- _Raw data_:
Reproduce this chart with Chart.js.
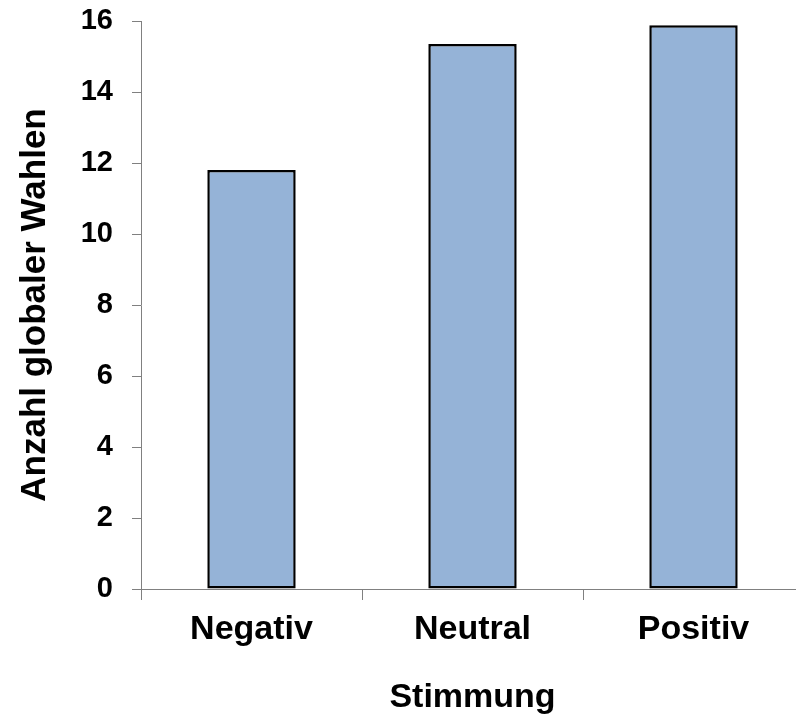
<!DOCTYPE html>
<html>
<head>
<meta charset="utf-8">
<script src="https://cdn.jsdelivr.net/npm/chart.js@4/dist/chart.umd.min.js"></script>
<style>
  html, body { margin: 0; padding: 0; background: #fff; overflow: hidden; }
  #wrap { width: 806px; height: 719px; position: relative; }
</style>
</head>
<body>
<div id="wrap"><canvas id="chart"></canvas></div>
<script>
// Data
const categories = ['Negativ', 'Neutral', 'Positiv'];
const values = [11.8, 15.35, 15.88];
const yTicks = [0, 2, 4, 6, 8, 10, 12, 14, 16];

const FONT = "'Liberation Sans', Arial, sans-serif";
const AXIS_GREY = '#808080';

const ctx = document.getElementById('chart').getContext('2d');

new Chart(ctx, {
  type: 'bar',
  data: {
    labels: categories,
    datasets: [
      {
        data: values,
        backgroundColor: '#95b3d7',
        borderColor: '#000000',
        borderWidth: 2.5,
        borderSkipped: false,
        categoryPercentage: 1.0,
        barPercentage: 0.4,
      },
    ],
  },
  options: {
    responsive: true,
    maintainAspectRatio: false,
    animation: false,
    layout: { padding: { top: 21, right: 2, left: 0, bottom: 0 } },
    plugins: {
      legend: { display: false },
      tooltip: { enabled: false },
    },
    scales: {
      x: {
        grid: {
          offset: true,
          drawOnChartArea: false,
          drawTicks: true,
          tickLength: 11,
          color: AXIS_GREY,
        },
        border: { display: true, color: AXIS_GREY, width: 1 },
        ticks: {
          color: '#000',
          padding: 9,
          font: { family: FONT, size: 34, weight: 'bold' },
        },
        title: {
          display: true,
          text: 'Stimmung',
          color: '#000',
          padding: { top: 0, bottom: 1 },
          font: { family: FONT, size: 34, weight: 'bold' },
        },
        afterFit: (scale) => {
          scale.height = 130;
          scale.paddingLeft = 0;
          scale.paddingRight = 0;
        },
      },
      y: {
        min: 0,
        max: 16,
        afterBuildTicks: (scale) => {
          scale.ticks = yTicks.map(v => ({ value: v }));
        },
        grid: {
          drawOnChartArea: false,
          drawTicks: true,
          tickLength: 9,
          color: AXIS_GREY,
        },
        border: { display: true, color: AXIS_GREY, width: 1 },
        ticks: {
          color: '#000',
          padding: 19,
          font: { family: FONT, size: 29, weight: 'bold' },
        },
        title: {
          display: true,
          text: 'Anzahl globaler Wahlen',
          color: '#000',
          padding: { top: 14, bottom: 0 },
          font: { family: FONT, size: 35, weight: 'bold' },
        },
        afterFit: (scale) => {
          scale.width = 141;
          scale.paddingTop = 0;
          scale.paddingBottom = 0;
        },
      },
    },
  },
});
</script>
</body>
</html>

- _Exercise details_:
Give every line back word for word and leave the pictures out.

- _Correct result_:
Reproduce this chart with Chart.js.
<!DOCTYPE html>
<html>
<head>
<meta charset="utf-8">
<script src="https://cdn.jsdelivr.net/npm/chart.js@4/dist/chart.umd.min.js"></script>
<style>
  html, body { margin: 0; padding: 0; background: #fff; overflow: hidden; }
  #wrap { width: 806px; height: 719px; position: relative; }
</style>
</head>
<body>
<div id="wrap"><canvas id="chart"></canvas></div>
<script>
// Data
const categories = ['Negativ', 'Neutral', 'Positiv'];
const values = [11.8, 15.35, 15.88];
const yTicks = [0, 2, 4, 6, 8, 10, 12, 14, 16];

const FONT = "'Liberation Sans', Arial, sans-serif";
const AXIS_GREY = '#808080';

const ctx = document.getElementById('chart').getContext('2d');

new Chart(ctx, {
  type: 'bar',
  data: {
    labels: categories,
    datasets: [
      {
        data: values,
        backgroundColor: '#95b3d7',
        borderColor: '#000000',
        borderWidth: 2.5,
        borderSkipped: false,
        categoryPercentage: 1.0,
        barPercentage: 0.4,
      },
    ],
  },
  options: {
    responsive: true,
    maintainAspectRatio: false,
    animation: false,
    layout: { padding: { top: 21, right: 2, left: 0, bottom: 0 } },
    plugins: {
      legend: { display: false },
      tooltip: { enabled: false },
    },
    scales: {
      x: {
        grid: {
          offset: true,
          drawOnChartArea: false,
          drawTicks: true,
          tickLength: 11,
          color: AXIS_GREY,
        },
        border: { display: true, color: AXIS_GREY, width: 1 },
        ticks: {
          color: '#000',
          padding: 9,
          font: { family: FONT, size: 34, weight: 'bold' },
        },
        title: {
          display: true,
          text: 'Stimmung',
          color: '#000',
          padding: { top: 0, bottom: 1 },
          font: { family: FONT, size: 34, weight: 'bold' },
        },
        afterFit: (scale) => {
          scale.height = 130;
          scale.paddingLeft = 0;
          scale.paddingRight = 0;
        },
      },
      y: {
        min: 0,
        max: 16,
        afterBuildTicks: (scale) => {
          scale.ticks = yTicks.map(v => ({ value: v }));
        },
        grid: {
          drawOnChartArea: false,
          drawTicks: true,
          tickLength: 9,
          color: AXIS_GREY,
        },
        border: { display: true, color: AXIS_GREY, width: 1 },
        ticks: {
          color: '#000',
          padding: 19,
          font: { family: FONT, size: 29, weight: 'bold' },
        },
        title: {
          display: true,
          text: 'Anzahl globaler Wahlen',
          color: '#000',
          padding: { top: 14, bottom: 0 },
          font: { family: FONT, size: 35, weight: 'bold' },
        },
        afterFit: (scale) => {
          scale.width = 141;
          scale.paddingTop = 0;
          scale.paddingBottom = 0;
        },
      },
    },
  },
});
</script>
</body>
</html>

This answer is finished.